絵画によって描き出す風景を、文章によって描き出すことの難しさは、また異なるものなのだろう。本書は、それを体現しているからこそ、私たち読者を惹きつけるのではないか。たとえば、雨中を歩く主人公を描く以下の箇所は、情景を思い描くことが容易にできるだろう。
茫々たる薄墨色の世界を、幾条の銀箭が斜めに走るなかを、ひたぶるに濡れて行くわれを、われならぬ人の姿と思えば、詩にもなる、句にも咏まれる。有体なる己れを忘れ尽して純客観に眼をつくる時、始めてわれは画中の人物として、自然の景物と美しき調和を保つ。(Kindle No. 217)
後者について、すなわち内面が外化された場面を挙げるとしたら、やはり以下のラストシーンになるだろうか。
茶色のはげた中折帽の下から、髭だらけな野武士が名残り惜気に首を出した。そのとき、那美さんと野武士は思わず顔を見合せた。鉄車はごとりごとりと運転する。野武士の顔はすぐ消えた。那美さんは茫然として、行く汽車を見送る。その茫然のうちには不思議にも今までかつて見た事のない「憐れ」が一面に浮いている。
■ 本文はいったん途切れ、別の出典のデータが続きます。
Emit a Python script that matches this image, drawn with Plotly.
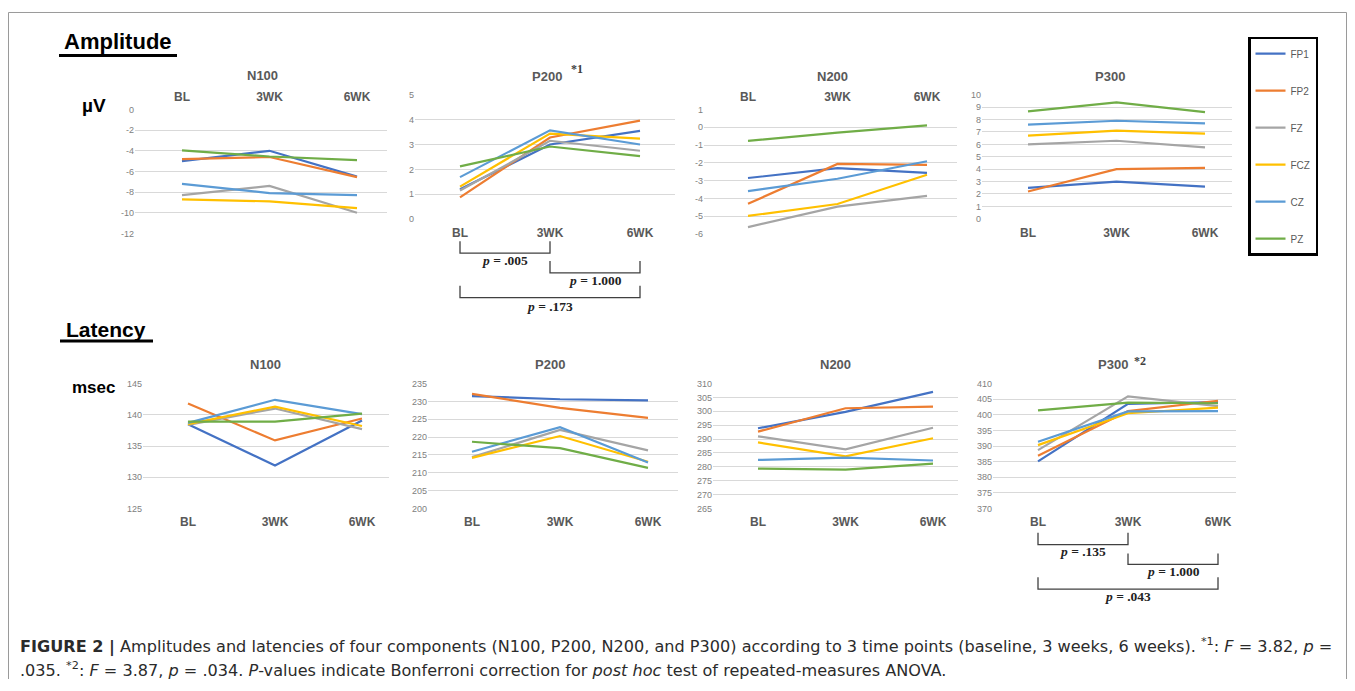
import plotly.graph_objects as go

# page is 1355x691; the html body has an 8px margin, so the figure is sized to fit inside it
PAGE_W, PAGE_H = 1355, 691
OFF = 8
W, H = PAGE_W - 2 * OFF, PAGE_H - 2 * OFF

# ---------------- data ----------------
channels = ["FP1", "FP2", "FZ", "FCZ", "CZ", "PZ"]
timepoints = ["BL", "3WK", "6WK"]

# Amplitude (µV), rows follow `channels`, columns follow `timepoints`
amp_n100 = [[-5.0, -4.0, -6.5], [-4.8, -4.6, -6.55], [-8.3, -7.4, -10.0],
            [-8.7, -8.9, -9.55], [-7.2, -8.1, -8.3], [-3.95, -4.55, -4.9]]
amp_p200 = [[1.2, 3.0, 3.55], [0.88, 3.28, 3.96], [1.15, 3.15, 2.75],
            [1.31, 3.44, 3.24], [1.69, 3.57, 3.0], [2.12, 2.92, 2.53]]
amp_n200 = [[-2.85, -2.3, -2.56], [-4.3, -2.06, -2.11], [-5.61, -4.46, -3.85],
            [-4.98, -4.31, -2.67], [-3.59, -2.89, -1.91], [-0.76, -0.3, 0.11]]
amp_p300 = [[2.49, 3.0, 2.6], [2.2, 4.0, 4.11], [6.0, 6.29, 5.76],
            [6.71, 7.1, 6.87], [7.59, 7.9, 7.69], [8.65, 9.39, 8.59]]

# Latency (msec)
lat_n100 = [[138.5, 131.9, 139.1], [141.8, 135.9, 139.4], [138.4, 141.0, 137.7],
            [138.5, 141.3, 138.2], [138.7, 142.4, 140.1], [138.9, 138.9, 140.2]]
lat_p200 = [[231.5, 230.6, 230.3], [232.1, 228.2, 225.4], [214.4, 222.0, 216.3],
            [214.2, 220.3, 213.1], [215.9, 222.8, 212.9], [218.7, 216.9, 211.4]]
lat_n200 = [[293.9, 299.8, 307.0], [292.7, 301.1, 301.7], [291.0, 286.3, 294.1],
            [288.8, 283.8, 290.3], [282.5, 283.3, 282.3], [279.4, 279.0, 281.2]]
lat_p300 = [[385.1, 403.5, 404.1], [386.9, 401.2, 404.5], [388.7, 405.9, 402.8],
            [390.3, 400.5, 402.3], [391.4, 401.1, 401.2], [401.4, 403.9, 403.7]]

# post hoc comparisons (index pairs into timepoints) and p-values
comparisons = [(0, 1), (1, 2), (0, 2)]
p200_amp_pvalues = [".005", "1.000", ".173"]
p300_lat_pvalues = [".135", "1.000", ".043"]

# ---------------- styling ----------------
colors = ["#4472C4", "#ED7D31", "#A5A5A5", "#FFC000", "#5B9BD5", "#70AD47"]
FONT = "Liberation Sans"
GREY_TXT = "#595959"


def px_x(p):
    """page pixel x -> paper fraction"""
    return (p - OFF) / W


def px_y(p):
    """page pixel y -> paper fraction"""
    return 1 - (p - OFF) / H


# panel layout (page pixel geometry)
panels = [
    dict(data=amp_n100, title="N100", tx=262, ty=72, x0=135, x1=387, p0=182, p2=357,
         ytop=106.7, ybot=232.0, yr=(-12, 0), dtick=2, side="top"),
    dict(data=amp_p200, title="P200", tx=547, ty=73, x0=415, x1=675, p0=460, p2=640,
         ytop=91.7, ybot=217.7, yr=(0, 5), dtick=1, side="bottom", star="*1", sx=569, sy=66),
    dict(data=amp_n200, title="N200", tx=832, ty=73, x0=704, x1=957, p0=748, p2=927,
         ytop=106.7, ybot=232.7, yr=(-6, 1), dtick=1, side="top"),
    dict(data=amp_p300, title="P300", tx=1110, ty=73, x0=982, x1=1232, p0=1028, p2=1205,
         ytop=91.7, ybot=217.3, yr=(0, 10), dtick=1, side="bottom"),
    dict(data=lat_n100, title="N100", tx=265, ty=365, x0=143, x1=389, p0=188, p2=362,
         ytop=384.0, ybot=510.5, yr=(125, 145), dtick=5, side="bottom"),
    dict(data=lat_p200, title="P200", tx=550, ty=365, x0=428, x1=678, p0=472, p2=648,
         ytop=384.0, ybot=510.5, yr=(200, 235), dtick=5, side="bottom"),
    dict(data=lat_n200, title="N200", tx=835, ty=365, x0=713, x1=958, p0=758, p2=933,
         ytop=384.0, ybot=510.5, yr=(265, 310), dtick=5, side="bottom"),
    dict(data=lat_p300, title="P300", tx=1113, ty=365, x0=993, x1=1236, p0=1038, p2=1218,
         ytop=384.0, ybot=510.5, yr=(370, 410), dtick=5, side="bottom", star="*2", sx=1132, sy=361),
]

fig = go.Figure()
layout = dict(
    width=W, height=H, margin=dict(l=0, r=0, t=0, b=0),
    paper_bgcolor="white", plot_bgcolor="rgba(0,0,0,0)",
    font=dict(family=FONT, color=GREY_TXT),
    legend=dict(x=px_x(1248), y=px_y(33), xanchor="left", yanchor="top",
                bordercolor="black", borderwidth=2.5, bgcolor="white",
                font=dict(family=FONT, size=10, color=GREY_TXT),
                tracegroupgap=18, itemwidth=30),
    shapes=[], annotations=[],
)

for i, pn in enumerate(panels):
    k = i + 1
    xname = "x" if k == 1 else f"x{k}"
    yname = "y" if k == 1 else f"y{k}"
    for c, (ch, col) in enumerate(zip(channels, colors)):
        fig.add_trace(go.Scatter(
            x=list(range(len(timepoints))), y=pn["data"][c], mode="lines",
            line=dict(color=col, width=2.2), name=ch, legendgroup=ch,
            showlegend=(k == 1), xaxis=xname, yaxis=yname, hoverinfo="skip"))
    u = (pn["p2"] - pn["p0"]) / 2
    xr = [(pn["x0"] - pn["p0"]) / u, (pn["x1"] - pn["p0"]) / u]
    lo, hi = pn["yr"]
    pad = (hi - lo) * 0.006
    ppu = (pn["ybot"] - pn["ytop"]) / (hi - lo)
    padpx = pad * ppu
    yticks = list(range(lo, hi + 1, pn["dtick"]))
    layout["xaxis" + ("" if k == 1 else str(k))] = dict(
        domain=[px_x(pn["x0"]), px_x(pn["x1"])], range=xr, anchor=yname,
        tickmode="array", tickvals=list(range(len(timepoints))), ticktext=timepoints,
        side=pn["side"], showgrid=False, zeroline=False, showline=False, ticks="",
        ticklabelstandoff=4,
        tickfont=dict(family=FONT, size=12, color=GREY_TXT, weight="bold"))
    layout["yaxis" + ("" if k == 1 else str(k))] = dict(
        domain=[px_y(pn["ybot"] + padpx), px_y(pn["ytop"] - padpx)],
        range=[lo - pad, hi + pad], anchor=xname,
        tickmode="array", tickvals=yticks, ticktext=[str(v) for v in yticks],
        showgrid=True, gridcolor="#d9d9d9", gridwidth=1, zeroline=False,
        showline=False, ticks="",
        tickfont=dict(family=FONT, size=9, color="#808080"))
    layout["annotations"].append(dict(
        text=pn["title"], x=px_x(pn["tx"]), y=px_y(pn["ty"]), xref="paper", yref="paper",
        showarrow=False, xanchor="center", yanchor="middle",
        font=dict(family=FONT, size=13, color=GREY_TXT, weight="bold")))
    if "star" in pn:
        layout["annotations"].append(dict(
            text=pn["star"], x=px_x(pn["sx"]), y=px_y(pn["sy"]), xref="paper", yref="paper",
            showarrow=False, xanchor="left", yanchor="middle",
            font=dict(family="Liberation Serif", size=12, color="#404040", weight="bold")))

# significance brackets
bracket_sets = [
    ("x2", p200_amp_pvalues, [(240, 252, 259), (260, 272, 280), (285, 297, 306)]),
    ("x8", p300_lat_pvalues, [(535, 547, 554), (556, 567, 574), (580, 592, 600)]),
]
for xref, pvals, geo in bracket_sets:
    for (a, b), pv, (ytop, ybot, ylab) in zip(comparisons, pvals, geo):
        path = (f"M {a},{px_y(ytop)} L {a},{px_y(ybot)} "
                f"L {b},{px_y(ybot)} L {b},{px_y(ytop)}")
        layout["shapes"].append(dict(type="path", path=path, xref=xref, yref="paper",
                                     line=dict(color="#404040", width=1.3)))
        layout["annotations"].append(dict(
            text=f"<i>p</i> = {pv}", x=(a + b) / 2, y=px_y(ylab), xref=xref, yref="paper",
            showarrow=False, xanchor="center", yanchor="middle",
            font=dict(family="Liberation Serif", size=13.5, color="#222222", weight="bold")))

# section headings and units
for txt, x, y, size in [("Amplitude", 62, 38, 22), ("Latency", 64, 329, 21)]:
    layout["annotations"].append(dict(
        text=txt, x=px_x(x), y=px_y(y), xref="paper", yref="paper", showarrow=False,
        xanchor="left", yanchor="middle",
        font=dict(family=FONT, size=size, color="black", weight="bold")))
layout["shapes"].append(dict(type="line", x0=px_x(59), x1=px_x(177), y0=px_y(52), y1=px_y(52),
                             xref="paper", yref="paper", line=dict(color="black", width=3)))
layout["shapes"].append(dict(type="line", x0=px_x(60), x1=px_x(153), y0=px_y(341), y1=px_y(341),
                             xref="paper", yref="paper", line=dict(color="black", width=3)))
for txt, x, y, size in [("µV", 80, 103, 19), ("msec", 70, 388, 17)]:
    layout["annotations"].append(dict(
        text=txt, x=px_x(x), y=px_y(y), xref="paper", yref="paper", showarrow=False,
        xanchor="left", yanchor="middle",
        font=dict(family=FONT, size=size, color="black", weight="bold")))

# caption
cap1 = ("<b>FIGURE 2 |</b> Amplitudes and latencies of four components (N100, P200, N200, and P300) "
        "according to 3 time points (baseline, 3 weeks, 6 weeks). <sup>*1</sup>: <i>F</i> = 3.82, <i>p</i> =")
cap2 = (".035. <sup>*2</sup>: <i>F</i> = 3.87, <i>p</i> = .034. <i>P</i>-values indicate Bonferroni "
        "correction for <i>post hoc</i> test of repeated-measures ANOVA.")
for txt, y in [(cap1, 650), (cap2, 673)]:
    layout["annotations"].append(dict(
        text=txt, x=px_x(18), y=px_y(y), xref="paper", yref="paper", showarrow=False,
        xanchor="left", yanchor="middle",
        font=dict(family="DejaVu Sans", size=16.1, color="#2b2b2b")))

# outer frame (left, top, right edges; the bottom edge lies below the view)
frame = dict(xref="paper", yref="paper", line=dict(color="#9a9a9a", width=1))
layout["shapes"].append(dict(type="line", x0=px_x(8.5), x1=px_x(8.5), y0=0, y1=px_y(8.5), **frame))
layout["shapes"].append(dict(type="line", x0=px_x(8.5), x1=px_x(1346.5), y0=px_y(8.5), y1=px_y(8.5), **frame))
layout["shapes"].append(dict(type="line", x0=px_x(1346.5), x1=px_x(1346.5), y0=0, y1=px_y(8.5), **frame))

fig.update_layout(**layout)
fig.write_html("out.html")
「それだ!それだ!それが出れば画になりますよ」と余は那美さんの肩を叩きながら小声に云った。余が胸中の画面はこの咄嗟の際に成就したのである。(Kindle No. 2731)
本作は、漱石の他の作品と比べると分量の割には登場する人物が多く、プロットを味わうのに難儀することもある。しかし、ヒロイン的存在である那美と離縁した夫との関係を端的に描くこの箇所に内面描写の凄味が凝縮されているようだ。